The GAA player who allegedly failed an anti-doping test earlier this year has 14 days from receipt of notification to respond to the charge It emerged yesterday that an inter-county player, who is in his 30s, allegedly failed a test in the wake of a league match in February.
According to Sport Ireland policy, anyone found to have an anti-doping rule violation (ADVR) can either admit the charge and accept the consequences, admit the charge but dispute the consequences at a hearing or deny both the ADVR and consequences and go before the Irish Sport anti-doping disciplinary panel.
A request to test the ‘B’ sample test must be given within seven days on receipt of the initial notification.
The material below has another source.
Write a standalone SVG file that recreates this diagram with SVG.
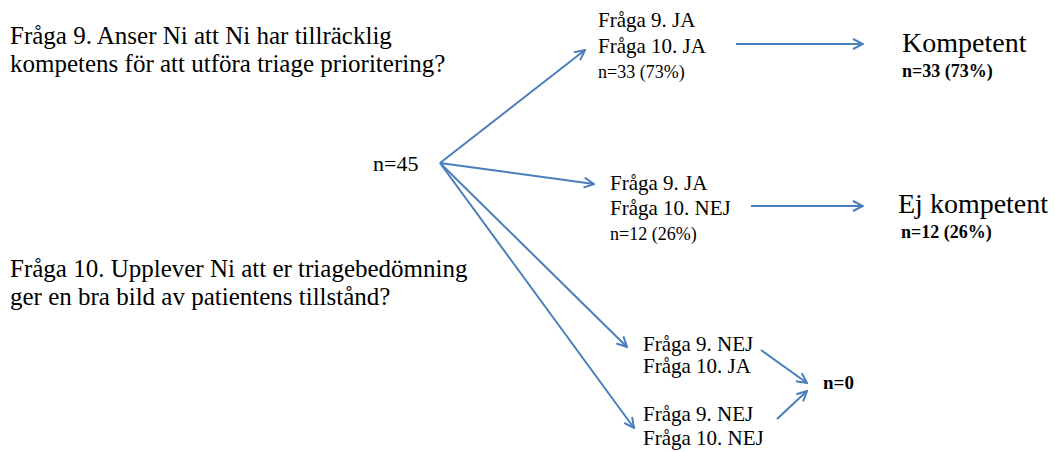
<svg xmlns="http://www.w3.org/2000/svg" width="1055" height="452" viewBox="0 0 1055 452">
<style>
.q{font-size:25px}
.b{font-size:21px}
.r{font-size:22px}
.s{font-size:18px}
.k{font-size:28px}
.kb{font-size:18px;font-weight:bold}
.n0{font-size:19px;font-weight:bold}
.c line{stroke:#4a7ebb;stroke-width:2;fill:none}
</style>
<defs>
<marker id="ah" viewBox="0 0 12 12" refX="11" refY="6" markerWidth="12" markerHeight="12" markerUnits="userSpaceOnUse" orient="auto">
<path d="M1,1 L11,6 L1,11" fill="none" stroke="#4a7ebb" stroke-width="2"/>
</marker>
</defs>
<rect width="1055" height="452" fill="#fff"/>
<g font-family="Liberation Serif" fill="#000">
<g id="q9">
<text class="q" x="10" y="44">Fråga 9. Anser Ni att Ni har tillräcklig</text>
<text class="q" x="10" y="72">kompetens för att utföra triage prioritering?</text>
</g>
<g id="q10">
<text class="q" x="10" y="277">Fråga 10. Upplever Ni att er triagebedömning</text>
<text class="q" x="10" y="305">ger en bra bild av patientens tillstånd?</text>
</g>
<g id="root"><text class="r" x="373" y="171">n=45</text></g>
<g id="jaja">
<text class="b" x="598" y="27">Fråga 9. JA</text>
<text class="b" x="598" y="53">Fråga 10. JA</text>
<text class="s" x="598" y="78">n=33 (73%)</text>
</g>
<g id="janej">
<text class="b" x="610" y="190">Fråga 9. JA</text>
<text class="b" x="610" y="215">Fråga 10. NEJ</text>
<text class="s" x="610" y="240">n=12 (26%)</text>
</g>
<g id="nejja">
<text class="b" x="643" y="351">Fråga 9. NEJ</text>
<text class="b" x="643" y="373">Fråga 10. JA</text>
</g>
<g id="nejnej">
<text class="b" x="643" y="421">Fråga 9. NEJ</text>
<text class="b" x="643" y="445">Fråga 10. NEJ</text>
</g>
<g id="kompetent">
<text class="k" x="902" y="52">Kompetent</text>
<text class="kb" x="902" y="77">n=33 (73%)</text>
</g>
<g id="ejkompetent">
<text class="k" x="898" y="213">Ej kompetent</text>
<text class="kb" x="901" y="238">n=12 (26%)</text>
</g>
<g id="n0"><text class="n0" x="823" y="389">n=0</text></g>
</g>
<g class="c" id="connectors">
<line x1="440" y1="163" x2="585" y2="50" marker-end="url(#ah)"/>
<line x1="440" y1="163" x2="594" y2="184" marker-end="url(#ah)"/>
<line x1="440" y1="163" x2="627" y2="347" marker-end="url(#ah)"/>
<line x1="440" y1="163" x2="634" y2="428" marker-end="url(#ah)"/>
<line x1="736" y1="44" x2="863" y2="44" marker-end="url(#ah)"/>
<line x1="751" y1="206" x2="863" y2="206" marker-end="url(#ah)"/>
<line x1="761" y1="350" x2="807" y2="383" marker-end="url(#ah)"/>
<line x1="777" y1="419" x2="807" y2="391" marker-end="url(#ah)"/>
</g>
</svg>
It is unclear as to whether the player, who has not been named, will contest the charge.
However, should he seek a hearing, a three-strong panel consisting of a legal representative who will chair the committee, a medical practitioner and a sport administrator, would be convened.
A decision is usually made in 15 working days and posted on the Sport Ireland website. From there, a further avenue of appeal is available.
A number of parties may appeal the findings of that hearing including the athlete, Sport Ireland and the relevant national governing body. That appeal must happen within 21 days.
The Sunday Independent reported that the player in question left his county squad’s WhatsApp group.
When contacted yesterday, the GAA and GPA said it was a matter for Sport Ireland, whose anti-doping division is headed up by Dr Una May.
They run a policy of “strict liability” which insists that players are wholly responsible for any substances found in their system whether there was an intention to cheat or not.
In recent years, Monaghan’s Thomas Connolly was banned for two years after testing positive for a banned substance in 2014, while Kerry’s Brendan O’Sullivan failed a test in Croke Park in the wake of the Kingdom’s league final defeat to Dublin in 2016.